Finalmente qualcosa sembra cambiare in meglio: in un caffè incontra uno strano tipo che gli offre di andare a lavorare in fabbrica, e il protagonista non può fare a meno di accettare. Tuttavia, una volta in fabbrica, si rende conto di essere diverso: è guardato con sospetto e ben presto si diffonde la voce in fabbrica che il licenziamento per gli 'scansafatiche' è ormai cosa prossima. Per evitare il licenziamento finge di infortunarsi: grazie ad un amico anarchico gli riesce di truffare l'assicurazione e restarsene a zonzo per le strade per buone tre settimane. E durante questo periodo, per così dire, di riposo, il giovane finisce con l'incontrare alcuni buffi tipi di strada, ragazzacci come lui, forse peggiori di lui. Diventa presto loro amico e finisce con l'innamorarsi della sorella di uno dei suoi nuovi amici; tutto sembra filare per il meglio, ma il 'sole non è per lui'. Gina si dimostra subito accogliente e il giovane fra le sue braccia trova l'illusione della felicità; Gina condivide la casa con il fratello e la madre, una vecchia ubriacona.

Il giovane protagonista intanto si dà da fare per scoprire quale segreto nasconde il fratello di Gina, il suo amico: incesto, Gina e suo fratello vanno a letto insieme. Accecato dall'odio, un odio razzista, gonfia di botte l'amico e stabilisce che Gina è sua proprietà. Il fratello di Gina sembra accettare la cosa, ma la vendetta è in agguato: alla prima occasione questi vende la sorella ad un arabo... Richiamato dalle urla di Gina, il giovane fa appena in tempo ad evitare che l'Arabo possa godere delle grazie di Gina: accecato dalla rabbia, dallo schifo che prova, con rapidi colpi di rasoio trucida l'Arabo e quando si rende conto di quello che ha fatto non ha paura, anzi si getta contro il fratello di Gina e lo sgozza senza pietà. Insieme a Gina scappa da Parigi; intanto la polizia parigina si è accanita contro il giovane accusandolo di un largo numero di delitti che si sono consumati nei quartieri poveri di Parigi.
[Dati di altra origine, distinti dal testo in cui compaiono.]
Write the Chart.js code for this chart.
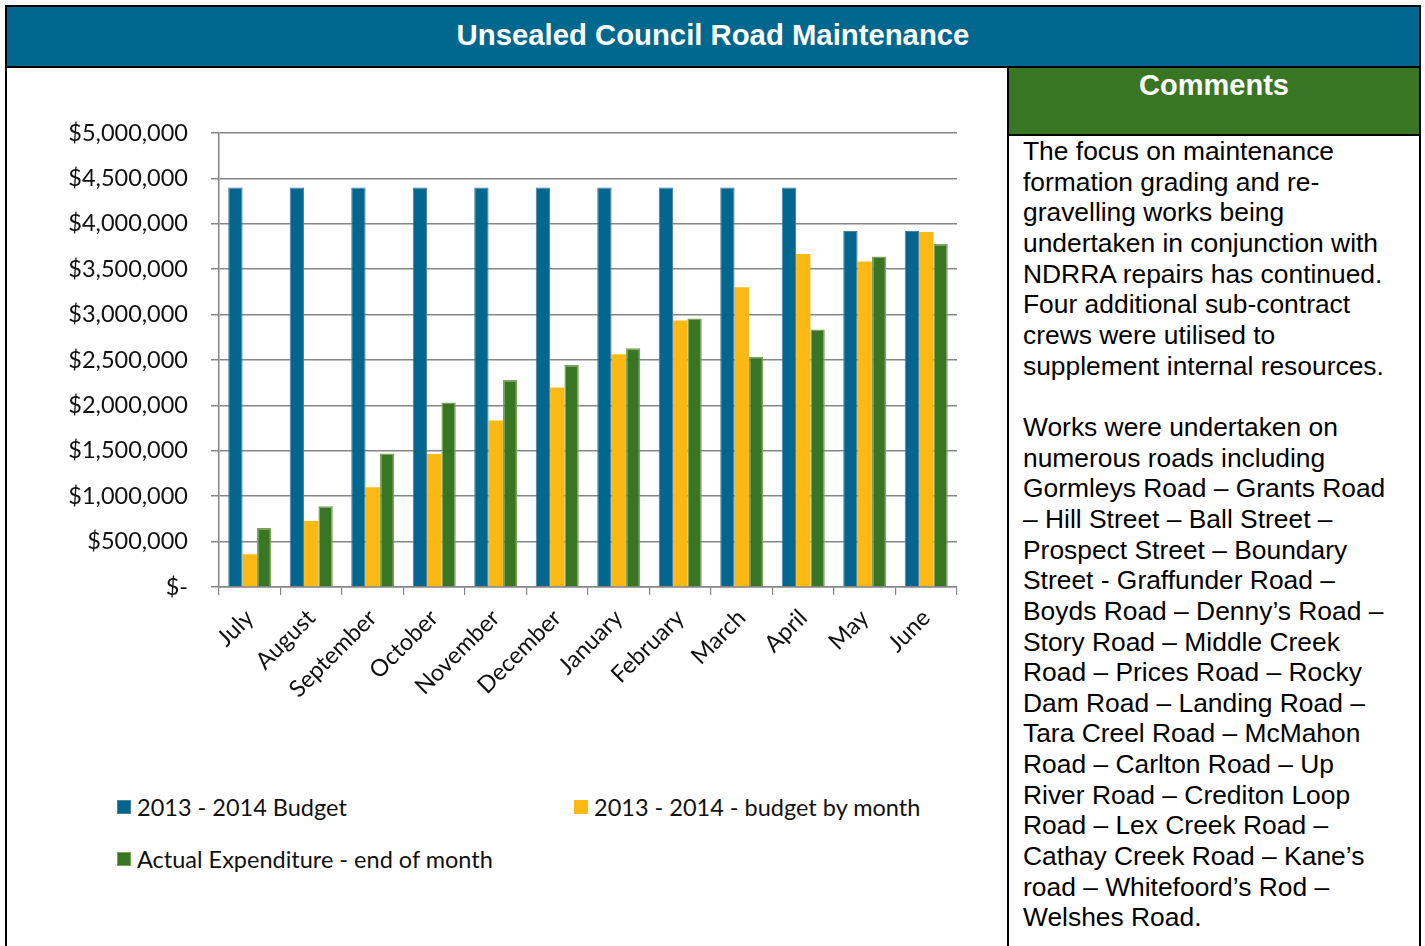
<!DOCTYPE html>
<html>
<head>
<meta charset="utf-8">
<script src="https://cdn.jsdelivr.net/npm/chart.js@4.4.0/dist/chart.umd.min.js"></script>
<style>
  body { margin: 0; background: #fff; width: 1425px; height: 946px; overflow: hidden; position: relative; font-family: "Liberation Sans", Arial, sans-serif; }
  .frame { position: absolute; left: 5px; top: 5px; width: 1416px; height: 950px; border: 2px solid #000; box-sizing: border-box; }
  .titlebar { position: absolute; left: 7px; top: 7px; width: 1412px; height: 59px; background: #00678f; color: #fff; font-weight: bold; font-size: 29.3px; text-align: center; line-height: 55px; border-bottom: 2px solid #000; }
  .comments { position: absolute; left: 1007px; top: 68px; width: 414px; height: 890px; border-left: 2px solid #000; border-right: 2px solid #000; box-sizing: border-box; }
  .comments .head { height: 66px; background: #387623; color: #fff; font-weight: bold; font-size: 29px; text-align: center; line-height: 34px; border-bottom: 2px solid #000; }
  .comments .body { padding: 0 0 0 14px; font-size: 26.4px; line-height: 30.65px; color: #000; white-space: nowrap; }
  #chartBox { position: absolute; left: 7px; top: 68px; width: 1000px; height: 672px; }
  #legend { position: absolute; left: 7px; top: 780px; width: 1000px; height: 120px; font-family: Lato, sans-serif; font-size: 23.5px; color: #111; }
  .item { position: absolute; display: flex; align-items: center; white-space: nowrap; }
  .item span.box { display: inline-block; width: 14px; height: 14px; margin-right: 6px; box-sizing: border-box; border: 1px solid; }
</style>
</head>
<body>
<div class="titlebar">Unsealed Council Road Maintenance</div>
<div class="frame"></div>
<div id="chartBox"><canvas id="myChart"></canvas></div>
<div id="legend"></div>
<div class="comments">
  <div class="head">Comments</div>
  <div class="body">
    The focus on maintenance<br>
    formation grading and re-<br>
    gravelling works being<br>
    undertaken in conjunction with<br>
    NDRRA repairs has continued.<br>
    Four additional sub-contract<br>
    crews were utilised to<br>
    supplement internal resources.<br>
    <br>
    Works were undertaken on<br>
    numerous roads including<br>
    Gormleys Road – Grants Road<br>
    – Hill Street – Ball Street –<br>
    Prospect Street – Boundary<br>
    Street - Graffunder Road –<br>
    Boyds Road – Denny’s Road –<br>
    Story Road – Middle Creek<br>
    Road – Prices Road – Rocky<br>
    Dam Road – Landing Road –<br>
    Tara Creel Road – McMahon<br>
    Road – Carlton Road – Up<br>
    River Road – Crediton Loop<br>
    Road – Lex Creek Road –<br>
    Cathay Creek Road – Kane’s<br>
    road – Whitefoord’s Rod –<br>
    Welshes Road.
  </div>
</div>
<script>
// Meses del año financiero
var months = ["July", "August", "September", "October", "November", "December",
  "January", "February", "March", "April", "May", "June"];

// Valores
var budgetYear = [4400000, 4400000, 4400000, 4400000, 4400000, 4400000,
  4400000, 4400000, 4400000, 4400000, 3920000, 3920000];
var budgetByMonth = [360000, 727000, 1098000, 1465000, 1833000, 2196000,
  2563000, 2934000, 3301000, 3667000, 3584000, 3910000];
var actualSpend = [650000, 889000, 1469000, 2031000, 2280000, 2445000,
  2629000, 2956000, 2537000, 2835000, 3639000, 3778000];

var seriesNames = ["2013 - 2014 Budget", "2013 - 2014 - budget by month", "Actual Expenditure - end of month"];

var gridColor = "#868686";
var tickFont = { family: "Lato", size: 23.5 };

var ctx = document.getElementById("myChart").getContext("2d");
var chart = new Chart(ctx, {
  type: "bar",
  data: {
    labels: months,
    datasets: [
      {
        label: seriesNames[0],
        data: budgetYear,
        backgroundColor: "#02668f",
        borderColor: "#4d7ea3",
        borderWidth: 1,
      },
      {
        label: seriesNames[1],
        data: budgetByMonth,
        backgroundColor: "#fdb913",
        borderColor: "#fdb913",
        borderWidth: 0,
      },
      {
        label: seriesNames[2],
        data: actualSpend,
        backgroundColor: "#387623",
        borderColor: "#7fa25a",
        borderWidth: 1.5,
      },
    ],
  },
  options: {
    responsive: true,
    maintainAspectRatio: false,
    animation: false,
    categoryPercentage: 0.7,
    barPercentage: 1.0,
    layout: { padding: { top: 65, right: 50, left: 0, bottom: 0 } },
    plugins: {
      legend: { display: false },
      tooltip: { enabled: false },
    },
    scales: {
      x: {
        afterFit: function (s) { s.height = 153; },
        grid: { drawOnChartArea: false, drawTicks: true, tickLength: 8, color: gridColor, lineWidth: 1.2 },
        border: { color: gridColor, width: 1.5 },
        ticks: { minRotation: 45, maxRotation: 45, autoSkip: false, padding: 9, color: "#111", font: tickFont },
      },
      y: {
        min: 0,
        max: 5000000,
        afterFit: function (s) { s.width = 212; },
        grid: { color: gridColor, lineWidth: 1.5, tickLength: 8 },
        border: { color: gridColor, width: 1.5 },
        ticks: {
          stepSize: 500000,
          padding: 23,
          color: "#111",
          font: tickFont,
          callback: function (v) {
            return v === 0 ? "$-" : "$" + v.toLocaleString("en-US");
          },
        },
      },
    },
  },
});

// Leyenda en dos columnas como el original
var legendPos = [[110, 28], [567, 28], [110, 80]];
var legendBox = document.getElementById("legend");
chart.data.datasets.forEach(function (ds, i) {
  var el = document.createElement("div");
  el.className = "item";
  el.style.left = legendPos[i][0] + "px";
  el.style.top = (legendPos[i][1] - 15) + "px";
  el.innerHTML = '<span class="box" style="background:' + ds.backgroundColor +
    ';border-color:' + ds.borderColor + '"></span>' + ds.label;
  legendBox.appendChild(el);
});
</script>
</body>
</html>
Gina è incinta: aspetta un figlio dal fratello, sta male. Arrivati in prossimità di una fattoria, sono costretti a cercare riparo; un vecchio bavoso accetta di dargli un tetto... Gli eventi si corrompono: il vecchio bavoso tenta di mettere le mani addosso a Gina, o questo è almeno quanto immagina il giovane innamorato... si scatena l'inferno, il fuoco divora la fattoria e il vecchio muore nel rogo... Insieme a Gina fugge nel bosco e nel bosco Gina abortisce e muore dissanguata. Al giovane disperato non restano vie di fuga: ormai è deciso a consegnarsi alla polizia. E una volta in mano della giustizia viene accusato di aver appiccato il fuoco nella fattoria per rubare i soldi del fattore, di aver ucciso Gina la sua amante, di aver ucciso il fratello di Gina e un Arabo... In un primo momento il giovane tenta blandamente di difendersi, ma poi comprende che tanto qualsiasi difesa sarebbe inutile. Aveva cercato solo di vivere, o meglio di sopravvivere, ma il sole non è per quelli come lui. La giustizia fa il suo corso implacabile.

Léo Malet per questo romanzo fu accusato di razzismo, ma all'artista premeva solo di dimostrare 'artisticamente' che al destino non si può sfuggire e l'unico mezzo che aveva per ottenere una efficace dimostrazione era parlare senza mezzi termini. Oggi nessuno, o quasi, crede veramente che Malet sia stato un razzista/fascista; riabilitato e dalla critica e dal pubblico, i suoi romanzi neri sono al centro di una rinnovata attenzione critica, una attenzione critica severa ma giusta, non quella degli anni Quaranta/Cinquanta che vedevano in Malet una meteora degna solo di disprezzo e vergogna.